My city of 800k+ people is experiencing more than 100 new test-confirmed cases daily (sfdph.org), which isn’t great, but isn’t as bad as it could be. Masking on busy streets, even while outdoors, is coming back into fashion. (I now have a wider range of mask thicknesses to get me through different activities!) My state health department says that more than 48 million of us are vaccinated, and the state’s positivity rate is dropping again (around 3.5% right now for the state; it’s just 2.3% in my City/County). For comparison, the federal Center for Disease Control (CDC) shows still-alarming national numbers (over 8% positivity).

I would like to go to a COVID memorial site, or have one available locally to visit and light a candle or sit to contemplate the vast loss of life.
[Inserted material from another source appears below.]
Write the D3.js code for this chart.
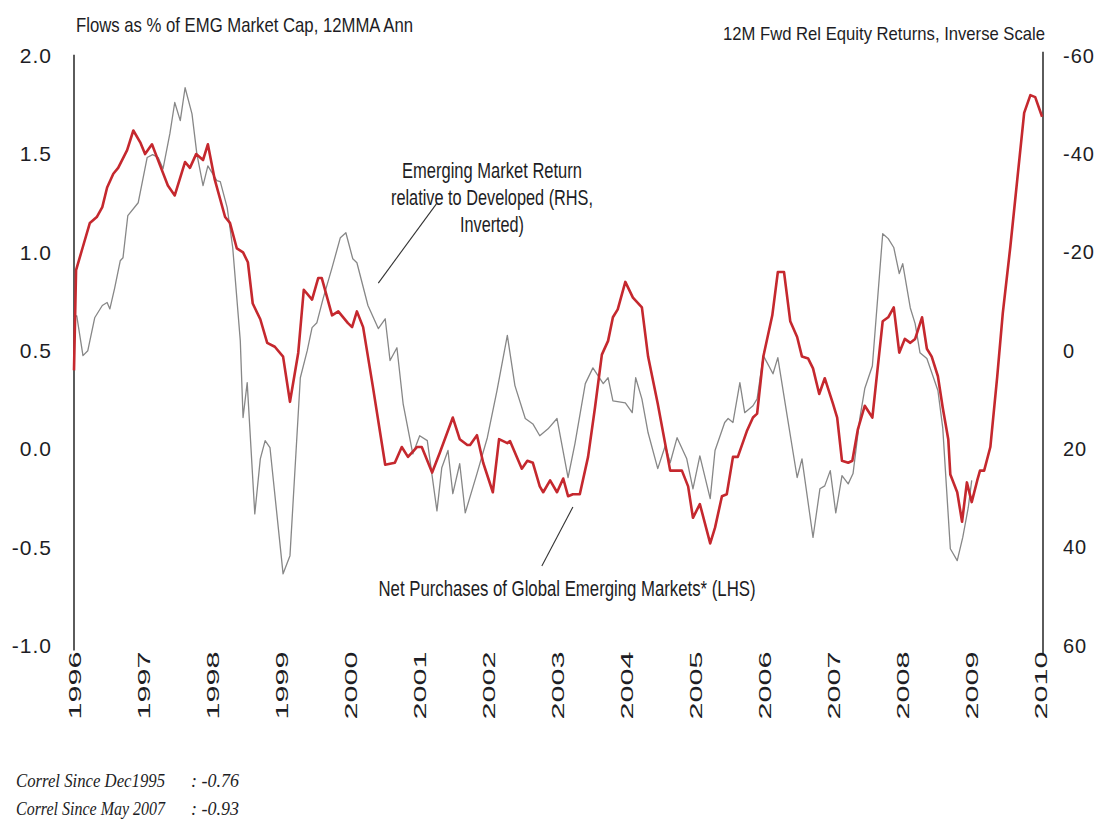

I’m glad to read of this (albeit temporary) memorial art installation by District of Columbia artist by Suzanne Brennan Firstenberg, which is visually strong and thoughtful:

*

Two of my friends this week asked me when I think it will be possible to travel safely again, despite knowing I am no expert in epidemiology. (At least I’m not a musician with a cousin with a friend in Trinidad who is misrepresenting his condition?) (If you don’t know what that reference is about, you are lucky.) Maybe I’m an expert in traveling? Anyway, I can see myself traveling recreationally outside of my state again by this time in 2022 if conditions are right. In the meantime, I’m expecting more variants of concern that will need to be studied; data from the results of the mix-and-match clinical studies currently underway (to determine if we should get a different vaccine than we started with, to see if that improves our antibody levels in a useful way); and likely a booster shot based on information from all the studies going on.
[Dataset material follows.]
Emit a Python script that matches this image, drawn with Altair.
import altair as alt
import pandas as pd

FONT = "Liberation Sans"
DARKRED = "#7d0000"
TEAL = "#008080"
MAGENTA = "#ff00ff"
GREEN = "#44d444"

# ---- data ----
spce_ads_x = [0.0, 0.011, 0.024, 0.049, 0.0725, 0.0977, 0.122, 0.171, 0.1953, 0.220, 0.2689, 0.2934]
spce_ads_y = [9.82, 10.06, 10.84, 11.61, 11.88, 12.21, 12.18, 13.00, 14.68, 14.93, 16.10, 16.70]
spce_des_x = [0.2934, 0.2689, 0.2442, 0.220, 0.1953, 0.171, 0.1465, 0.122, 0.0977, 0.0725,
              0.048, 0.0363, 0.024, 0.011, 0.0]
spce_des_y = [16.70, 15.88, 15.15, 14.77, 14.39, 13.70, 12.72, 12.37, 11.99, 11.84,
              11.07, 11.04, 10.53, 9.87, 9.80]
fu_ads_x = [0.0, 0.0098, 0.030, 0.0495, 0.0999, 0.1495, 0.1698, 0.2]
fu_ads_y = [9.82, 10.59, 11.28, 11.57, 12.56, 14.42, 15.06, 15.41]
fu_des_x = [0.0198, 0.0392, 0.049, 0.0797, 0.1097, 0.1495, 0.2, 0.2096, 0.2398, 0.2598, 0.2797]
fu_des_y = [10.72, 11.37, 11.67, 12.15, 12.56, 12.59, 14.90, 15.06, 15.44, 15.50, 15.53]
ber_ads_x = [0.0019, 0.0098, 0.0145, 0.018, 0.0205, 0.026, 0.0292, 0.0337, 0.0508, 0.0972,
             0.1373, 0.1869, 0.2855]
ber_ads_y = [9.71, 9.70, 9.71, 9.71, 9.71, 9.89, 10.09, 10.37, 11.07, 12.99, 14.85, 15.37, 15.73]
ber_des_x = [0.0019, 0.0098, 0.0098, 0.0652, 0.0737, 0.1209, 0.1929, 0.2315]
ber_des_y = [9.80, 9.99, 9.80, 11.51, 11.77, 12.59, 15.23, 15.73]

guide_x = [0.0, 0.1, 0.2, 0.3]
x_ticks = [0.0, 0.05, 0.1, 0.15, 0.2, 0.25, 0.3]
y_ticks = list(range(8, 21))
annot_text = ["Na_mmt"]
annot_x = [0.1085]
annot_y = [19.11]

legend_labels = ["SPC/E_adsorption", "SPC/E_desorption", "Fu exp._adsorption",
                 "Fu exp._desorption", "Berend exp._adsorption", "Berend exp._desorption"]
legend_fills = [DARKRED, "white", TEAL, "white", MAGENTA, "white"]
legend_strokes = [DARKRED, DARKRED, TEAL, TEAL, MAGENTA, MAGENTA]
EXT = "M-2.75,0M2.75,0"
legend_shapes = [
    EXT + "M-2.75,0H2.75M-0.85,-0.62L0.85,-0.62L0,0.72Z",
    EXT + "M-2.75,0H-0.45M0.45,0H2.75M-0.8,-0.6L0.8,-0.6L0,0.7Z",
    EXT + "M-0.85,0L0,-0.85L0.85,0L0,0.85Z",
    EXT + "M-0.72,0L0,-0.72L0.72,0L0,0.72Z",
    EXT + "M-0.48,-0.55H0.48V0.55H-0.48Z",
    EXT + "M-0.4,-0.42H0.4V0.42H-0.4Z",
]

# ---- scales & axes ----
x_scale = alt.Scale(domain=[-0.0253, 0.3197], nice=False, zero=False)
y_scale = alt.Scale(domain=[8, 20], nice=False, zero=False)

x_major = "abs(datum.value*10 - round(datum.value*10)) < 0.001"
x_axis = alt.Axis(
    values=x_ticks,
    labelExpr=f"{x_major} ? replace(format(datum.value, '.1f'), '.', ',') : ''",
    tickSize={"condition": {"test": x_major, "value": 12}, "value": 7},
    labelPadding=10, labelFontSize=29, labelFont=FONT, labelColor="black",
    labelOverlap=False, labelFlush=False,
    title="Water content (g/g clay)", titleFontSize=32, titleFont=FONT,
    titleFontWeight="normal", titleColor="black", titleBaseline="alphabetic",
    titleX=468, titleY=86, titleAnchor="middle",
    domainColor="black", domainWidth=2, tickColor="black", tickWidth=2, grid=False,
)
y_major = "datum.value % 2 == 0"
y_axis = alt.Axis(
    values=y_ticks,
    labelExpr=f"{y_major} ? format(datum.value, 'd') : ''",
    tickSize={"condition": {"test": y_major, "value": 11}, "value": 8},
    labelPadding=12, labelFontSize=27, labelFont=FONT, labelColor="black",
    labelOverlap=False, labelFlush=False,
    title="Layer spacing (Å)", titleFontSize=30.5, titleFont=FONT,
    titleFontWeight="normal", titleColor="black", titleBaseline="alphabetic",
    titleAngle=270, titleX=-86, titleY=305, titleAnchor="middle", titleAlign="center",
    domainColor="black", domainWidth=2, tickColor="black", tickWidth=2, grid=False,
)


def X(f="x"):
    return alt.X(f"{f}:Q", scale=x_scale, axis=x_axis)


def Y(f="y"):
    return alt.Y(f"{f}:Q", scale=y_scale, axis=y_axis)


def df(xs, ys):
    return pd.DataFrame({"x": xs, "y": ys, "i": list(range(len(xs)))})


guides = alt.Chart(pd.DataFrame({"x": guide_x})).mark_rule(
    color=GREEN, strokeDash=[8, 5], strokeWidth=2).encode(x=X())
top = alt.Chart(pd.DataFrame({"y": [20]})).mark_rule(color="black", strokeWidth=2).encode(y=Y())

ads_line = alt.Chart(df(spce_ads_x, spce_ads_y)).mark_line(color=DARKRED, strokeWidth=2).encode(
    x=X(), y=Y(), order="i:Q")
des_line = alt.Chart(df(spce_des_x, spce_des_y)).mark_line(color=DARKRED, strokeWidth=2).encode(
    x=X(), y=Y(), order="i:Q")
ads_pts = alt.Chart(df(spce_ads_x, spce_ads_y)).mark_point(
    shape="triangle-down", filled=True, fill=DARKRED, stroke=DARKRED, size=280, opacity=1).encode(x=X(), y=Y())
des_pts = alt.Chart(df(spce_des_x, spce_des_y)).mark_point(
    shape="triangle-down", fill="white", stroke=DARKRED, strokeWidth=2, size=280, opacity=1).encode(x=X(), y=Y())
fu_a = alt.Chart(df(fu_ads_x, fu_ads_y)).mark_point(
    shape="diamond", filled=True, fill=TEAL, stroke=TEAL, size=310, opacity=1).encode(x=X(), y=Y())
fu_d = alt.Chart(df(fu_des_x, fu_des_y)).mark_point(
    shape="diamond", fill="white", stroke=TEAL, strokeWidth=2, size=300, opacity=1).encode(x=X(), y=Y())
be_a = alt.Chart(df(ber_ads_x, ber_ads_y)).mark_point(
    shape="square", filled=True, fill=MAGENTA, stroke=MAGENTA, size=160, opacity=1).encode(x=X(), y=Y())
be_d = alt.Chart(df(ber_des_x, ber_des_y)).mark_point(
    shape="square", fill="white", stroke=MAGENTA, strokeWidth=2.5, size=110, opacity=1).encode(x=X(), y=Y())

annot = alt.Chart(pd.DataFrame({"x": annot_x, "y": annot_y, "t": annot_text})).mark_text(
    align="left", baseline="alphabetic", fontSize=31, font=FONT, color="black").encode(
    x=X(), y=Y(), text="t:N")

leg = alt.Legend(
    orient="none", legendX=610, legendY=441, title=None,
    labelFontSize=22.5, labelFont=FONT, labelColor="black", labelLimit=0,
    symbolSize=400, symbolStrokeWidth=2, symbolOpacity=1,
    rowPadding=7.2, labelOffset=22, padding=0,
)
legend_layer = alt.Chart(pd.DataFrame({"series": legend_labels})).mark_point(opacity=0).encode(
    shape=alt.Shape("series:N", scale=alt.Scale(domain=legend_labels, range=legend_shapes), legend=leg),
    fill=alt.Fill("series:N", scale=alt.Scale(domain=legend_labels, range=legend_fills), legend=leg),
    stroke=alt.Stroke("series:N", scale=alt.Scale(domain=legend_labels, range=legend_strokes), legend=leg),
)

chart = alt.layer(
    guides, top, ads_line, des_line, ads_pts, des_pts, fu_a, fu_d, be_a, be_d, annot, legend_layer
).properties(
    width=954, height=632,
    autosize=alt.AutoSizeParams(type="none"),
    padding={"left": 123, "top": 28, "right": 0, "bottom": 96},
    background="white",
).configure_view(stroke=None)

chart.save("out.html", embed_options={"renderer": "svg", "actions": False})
I also expect that my travel considerations will be different going forward. I have a friend in New Orleans, but I won’t visit him soon, not only because of Hurricane Ida’s lingering damage, but because of infection rates and hospital availability. Any medical emergency could become fatal if hospitals are overflowing, and the lack of medical support colors my view of any destination! It would also feel wrong to visit a place where locals can’t get the vaccine. So a new list of criteria begins to form:

-low infection rates
-high local/national vaccination rates
-traveler vaccination requirements and testing to fly (so flying is safer)
-traveler testing upon/near arrival (so tourist activities are safer)
-emergency service / hospital availability
-open to U.S. travelers
-cultural attractions are open, operating, and accessible to visitors
(note that capacity restrictions to prevent crowding during a pandemic are good and can make attractions more enjoyable; they need to be managed well, so I can know that I can get into museums and similar institutions during my visit with an easy online/mobile/kiosk reservation).
-tourism is supported by local communities & their leaders (I respect local government pleas NOT TO VISIT when they are struggling) and there is a safety culture, especially for public-facing workers.

I’m sure I’ll adjust this list as circumstances change, but this all feels reasonable to me at this time. Vaccination has made me feel safer, but having friends with breakthrough infections reminds me that my perception of safety is limited, and precautions are still required.